At age 9, she was writing poetry. By 17, she was a single mother. In her early 20s, she danced at a strip joint, ran a brothel, was married, and then divorced. But by her mid-20s, she was performing at the Purple Onion in San Francisco, where she shared billing with another future star, Phyllis Diller. She also spent a few days with Billie Holiday, who was kind enough to sing a lullaby to Angelou's son, Guy, surly enough to heckle her off the stage and astute enough to tell her: "You're going to be famous. But it won't be for singing."
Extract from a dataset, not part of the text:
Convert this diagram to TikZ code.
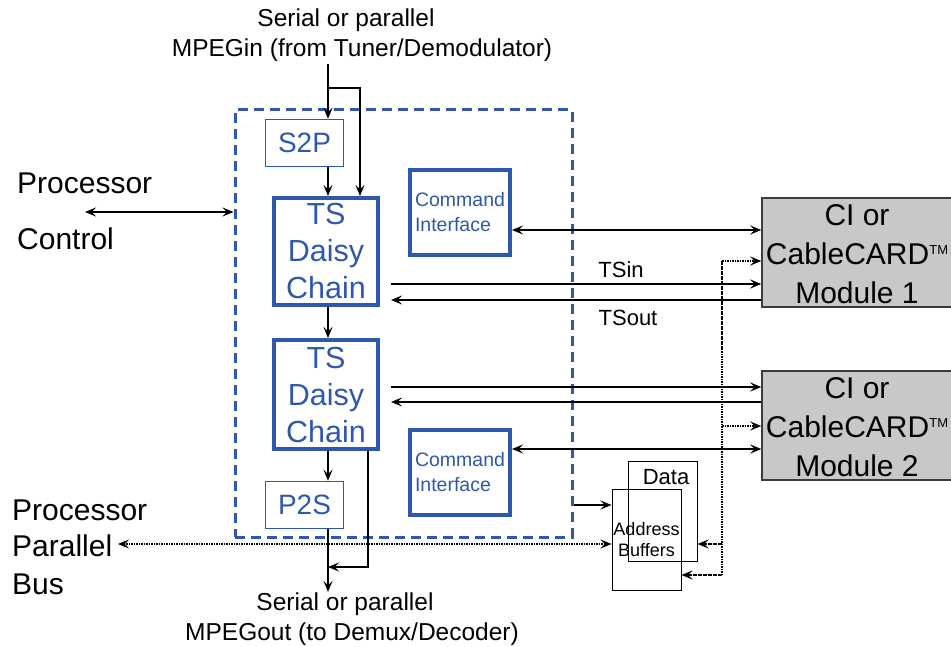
\documentclass[tikz,border=0pt]{standalone}
\usepackage{fontspec}
\setmainfont{Liberation Sans}
\usetikzlibrary{arrows.meta,calc}
\definecolor{tiblue}{RGB}{46,88,170}
\definecolor{modgray}{RGB}{200,200,200}
\definecolor{modedge}{RGB}{60,60,60}
\begin{document}
\begin{tikzpicture}[x=1pt,y=-1pt,
  tip/.style={-{Stealth[length=11pt,width=9pt,inset=4.5pt]}},
  dbl/.style={{Stealth[length=11pt,width=9pt,inset=4.5pt]}-{Stealth[length=11pt,width=9pt,inset=4.5pt]}},
  wire/.style={line width=2.2pt,black},
  thinwire/.style={line width=1.4pt,black},
  dotl/.style={line width=2.4pt,black,dash pattern=on 1.6pt off 0.9pt},
  txt/.style={inner sep=0pt,text=black},
  tsbox/.style={draw=tiblue,line width=4pt,text=tiblue,align=center,inner sep=0pt,
     minimum width=104pt,font=\fontsize{30.5}{37}\selectfont},
  cibox/.style={draw=tiblue,line width=4pt,text=tiblue,align=left,inner sep=0pt,
     minimum width=100pt,minimum height=85pt,font=\fontsize{19.5}{25}\selectfont},
  convbox/.style={draw=tiblue,line width=1.5pt,text=tiblue,inner sep=0pt,
     minimum width=78pt,minimum height=47pt,font=\fontsize{28}{32}\selectfont},
  chipbox/.style={draw=tiblue,line width=3pt,dash pattern=on 10pt off 6pt,
     minimum width=337pt,minimum height=427pt,inner sep=0pt},
  modbox/.style={draw=modedge,fill=modgray,line width=1.5pt,inner sep=0pt,
     minimum width=200pt,minimum height=109pt},
  modtxt/.style={inner sep=0pt,align=center,font=\fontsize{30}{39}\selectfont},
  bufbox/.style={draw=black,line width=1pt,inner sep=0pt,align=center},
  big/.style={font=\fontsize{30}{36}\selectfont},
  mid/.style={font=\fontsize{24.5}{29}\selectfont},
  lab/.style={font=\fontsize{22}{26}\selectfont}
]
\path[use as bounding box] (0,0) rectangle (951,647);
\clip (0,0) rectangle (951,647);

% top / bottom labels
\node[txt,mid] (inA) at (346,20) {Serial or parallel};
\node[txt,mid] (inB) at (362,50) {MPEGin (from Tuner/Demodulator)};
\node[txt,mid] (outA) at (345,604) {Serial or parallel};
\node[txt,mid] (outB) at (352,634) {MPEGout (to Demux/Decoder)};

% left labels
\node[txt,big,anchor=west] (pc1) at (17,183) {Processor};
\node[txt,big,anchor=west] (pc2) at (17,239) {Control};
\node[txt,big,anchor=west] (pb1) at (12,510) {Processor};
\node[txt,big,anchor=west] (pb2) at (12,546) {Parallel};
\node[txt,big,anchor=west] (pb3) at (12,584) {Bus};

% chip
\node[chipbox] (chip) at (403.5,323.5) {};
\node[convbox] (s2p) at (304.5,143) {S2P};
\node[tsbox,minimum height=107pt] (ts1) at (326,251.5) {TS\\Daisy\\Chain};
\node[tsbox,minimum height=109pt] (ts2) at (326,394.5) {TS\\Daisy\\Chain};
\node[convbox] (p2s) at (304.5,505) {P2S};
\node[cibox] (ci1) at (460,212.5) {Command\\Interface};
\node[cibox] (ci2) at (460,472.5) {Command\\Interface};

% modules
\node[modbox] (m1) at (862,252.5) {};
\node[modtxt] (m1t) at (857,254) {CI or\\CableCARD\raisebox{10pt}{\fontsize{13}{13}\selectfont TM}\\Module 1};
\node[modbox] (m2) at (862,425.5) {};
\node[modtxt] (m2t) at (857,427) {CI or\\CableCARD\raisebox{10pt}{\fontsize{13}{13}\selectfont TM}\\Module 2};

% buffers
\node[bufbox,minimum width=69pt,minimum height=100pt] (db) at (662.5,511) {};
\node[txt,lab] (dlab) at (666,477) {Data};
\node[bufbox,minimum width=69pt,minimum height=101pt,font=\fontsize{18}{21}\selectfont] (ab) at (646.5,539.5) {Address\\Buffers};

% TS labels
\node[txt,lab] (tsin) at (621,270) {TSin};
\node[txt,lab] (tsout) at (628,318) {TSout};

% coordinates
\coordinate (cx) at (328,0);
\coordinate (inTop) at (328,64);
\coordinate (br) at (328,88);
\coordinate (brr) at (360,88);
\coordinate (byp) at (368,567);
\coordinate (outEnd) at (328,592);
\coordinate (pcl) at (85,212);
\coordinate (pbl) at (118,544);
\coordinate (tsx) at (391,0);
\coordinate (vt) at (722,261);
\coordinate (vb) at (722,575);

% input path
\draw[wire,tip] (inTop) -- (s2p.north -| cx);
\draw[wire,tip] (br) -- (brr) -- (ts1.north -| brr);
\draw[wire,tip] (s2p.south -| cx) -- (ts1.north -| cx);
\draw[wire,tip] (ts1.south -| cx) -- (ts2.north -| cx);
\draw[wire,tip] (ts2.south -| cx) -- (p2s.north -| cx);
\draw[wire,tip] (p2s.south -| cx) -- (outEnd);
\draw[thinwire,tip] (ts2.south -| byp) -- (byp) -- (byp -| cx);

% processor control
\draw[wire,dbl] (pcl) -- (pcl -| chip.west);

% command interfaces
\draw[wire,dbl] (ci1.east |- 0,230) -- (m1.west |- 0,230);
\draw[wire,dbl] (ci2.east |- 0,449) -- (m2.west |- 0,449);

% TS links
\draw[wire,tip] (tsx |- 0,284) -- (m1.west |- 0,284);
\draw[wire,tip] (m1.west |- 0,300) -- (tsx |- 0,300);
\draw[wire,tip] (tsx |- 0,387) -- (m2.west |- 0,387);
\draw[wire,tip] (m2.west |- 0,402) -- (tsx |- 0,402);

% chip to address buffers
\draw[wire,tip] (chip.east |- 0,505) -- (ab.west |- 0,505);

% dotted bus lines
\draw[dotl] (vt) -- (vb);
\draw[dotl,tip] (vt) -- (vt -| m1.west);
\draw[dotl,tip] (vt |- 0,426) -- (m2.west |- 0,426);
\draw[dotl,tip] (vt |- 0,544) -- (db.east |- 0,544);
\draw[dotl,tip] (vb) -- (vb -| ab.east);
\draw[dotl,dbl] (pbl) -- (pbl -| ab.west);
\end{tikzpicture}
\end{document}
After renaming herself Maya Angelou for the stage ("Maya" was a childhood nickname, "Angelou" a variation of her husband's name), she toured in "Porgy and Bess" and Jean Genet's "The Blacks" and danced with Alvin Ailey. She worked as a coordinator for the Southern Christian Leadership Conference, and lived for years in Egypt and Ghana, where she met Nelson Mandela, a longtime friend; and Malcolm X, to whom she remained close until his assassination, in 1965. Three years later, she was helping King organize the Poor People's March in Memphis, Tenn., where the civil rights leader was slain on Angelou's 40th birthday.
"Every year, on that day, Coretta and I would send each other flowers," Angelou said of King's widow, Coretta Scott King, who died in 2006.
Angelou was little known outside the theatrical community until "I Know Why the Caged Bird Sings," which might not have happened if James Baldwin hadn't persuaded Angelou, still grieving over King's death, to attend a party at Jules Feiffer's house. Feiffer was so taken by Angelou that he mentioned her to Random House editor Bob Loomis, who persuaded her to write a book by daring her into it, saying that it was "nearly impossible to write autobiography as literature."